There is another way to get time series by using code mask notation. Here is an example of extracting the balance of payement data (BOP) from IMF provider.

# get data of France
df <- rdb('IMF', 'BOP', mask = 'A.FR.BCA_BP6_EUR') %>%
  filter(!is.na(value))
unique(df$REF_AREA)

## [1] "FR"

# get data of france and spain
df <- rdb('IMF', 'BOP', mask = 'A.FR+ES.BCA_BP6_EUR') %>%
  filter(!is.na(value))
unique(df$REF_AREA)

## [1] "ES" "FR"

# plot
ggplot(df, aes(x = period, y = value, color = series_name)) +
  geom_line(size = 1.2) +
  geom_point(size = 2) +
  dbnomics()

We can extract data using directly the API link provided in DBnomics webstie.

df <- rdb(api_link = "https://api.db.nomics.world/v22/series?observations=1&series_ids=BOE/6008/RPMTDDC,BOE/6231/RPMTBVE") %>%
  filter(!is.na(value))

ggplot(df, aes(x = period, y = value, color = series_name)) +
  geom_line(size = 1.2) +
  geom_point(size = 2) +
  dbnomics()

3.2.3 Other tools

We can find a plenty of other tools and libraries enabling the extraction of world scale open data from different sources. This article presents a complete overview of these tools.

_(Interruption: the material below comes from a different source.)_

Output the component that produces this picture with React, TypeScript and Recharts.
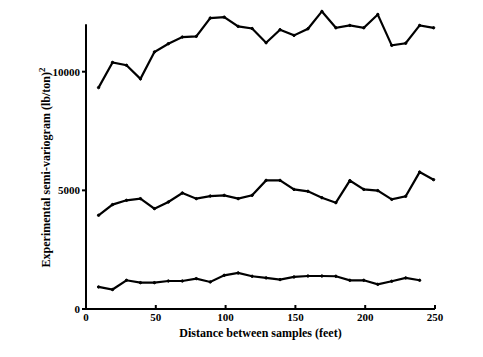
import { CartesianGrid, Line, LineChart, ReferenceLine, XAxis, YAxis } from "recharts";

// lag distance (feet) of each experimental point
const LAGS = [9, 19, 29, 39, 49, 59, 69, 79, 89, 99, 109, 119, 129, 139, 149, 159, 169, 179, 189, 199, 209, 219, 229, 239, 249];

// semi-variogram values, (lb/ton)^2
const UPPER = [9330, 10390, 10270, 9700, 10830, 11180, 11460, 11490, 12260, 12300, 11910, 11820, 11220, 11770, 11530, 11810, 12540, 11850, 11950, 11850, 12410, 11110, 11200, 11950, 11850];
const MIDDLE = [3950, 4400, 4580, 4650, 4230, 4510, 4890, 4650, 4760, 4790, 4650, 4790, 5420, 5420, 5040, 4960, 4690, 4480, 5410, 5040, 4990, 4620, 4750, 5770, 5450];
const LOWER = [930, 820, 1210, 1110, 1110, 1180, 1180, 1280, 1140, 1420, 1520, 1380, 1310, 1240, 1350, 1390, 1390, 1380, 1210, 1210, 1040, 1170, 1310, 1210];

const X_TICKS = [0, 50, 100, 150, 200, 250];
const Y_TICKS = [0, 5000, 10000];

const FONT = "'Liberation Serif', 'Times New Roman', serif";

const data = LAGS.map((lag, i) => ({
  lag,
  upper: UPPER[i],
  middle: MIDDLE[i],
  lower: LOWER[i],
}));

const tickStyle = { fontFamily: FONT, fontSize: 11, fontWeight: 700, fill: "#000" };
const dotStyle = { r: 1.2, fill: "#000", stroke: "#000", strokeWidth: 1 };

function YTitle({ viewBox }: any) {
  const x = viewBox.x + 24;
  const y = viewBox.y + viewBox.height / 2 + 8;
  return (
    <text
      x={x}
      y={y}
      transform={`rotate(-90, ${x}, ${y})`}
      textAnchor="middle"
      fontFamily={FONT}
      fontSize={12}
      fontWeight={700}
      fill="#000"
    >
      Experimental semi-variogram (lb/ton)
      <tspan dy={-5} fontSize={9}>2</tspan>
    </text>
  );
}

export default function App() {
  return (
    <LineChart
      width={467}
      height={340}
      data={data}
      margin={{ top: 2, right: 40, left: 18, bottom: 9 }}
      style={{ background: "#fff" }}
    >
      <CartesianGrid stroke="none" />
      <XAxis
        dataKey="lag"
        type="number"
        domain={[0, 250]}
        ticks={X_TICKS}
        height={30}
        stroke="#000"
        strokeWidth={2}
        tickSize={-4}
        tickMargin={8}
        tick={tickStyle}
        label={{
          value: "Distance between samples (feet)",
          position: "insideBottom",
          offset: 2,
          style: { fontFamily: FONT, fontSize: 12, fontWeight: 700, fill: "#000" },
        }}
      />
      <YAxis
        type="number"
        domain={[0, 12600]}
        ticks={Y_TICKS}
        width={60}
        axisLine={false}
        stroke="#000"
        strokeWidth={2}
        tickSize={4}
        tickMargin={2}
        tick={tickStyle}
        label={{ content: YTitle }}
      />
      {/* axis line stops at 12000 like the original plot */}
      <ReferenceLine
        segment={[{ x: 0, y: 0 }, { x: 0, y: 12000 }]}
        stroke="#000"
        strokeWidth={2}
      />
      <Line
        dataKey="upper"
        type="linear"
        stroke="#000"
        strokeWidth={2.2}
        dot={dotStyle}
        isAnimationActive={false}
      />
      <Line
        dataKey="middle"
        type="linear"
        stroke="#000"
        strokeWidth={2.2}
        dot={dotStyle}
        isAnimationActive={false}
      />
      <Line
        dataKey="lower"
        type="linear"
        stroke="#000"
        strokeWidth={2.2}
        dot={dotStyle}
        isAnimationActive={false}
      />
    </LineChart>
  );
}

tidycensus: Load US Census Boundary and Attribute Data as ‘tidyverse’ and ‘sf’-Ready Data Frames
IMFData: R Interface for International Monetary Fund(IMF) Data API
OECD: Search and Extract Data from the OECD
rWBclimate: R interface for the World Bank climate data
getlandsat: Get Landsat 8 Data from Amazon Public Data Sets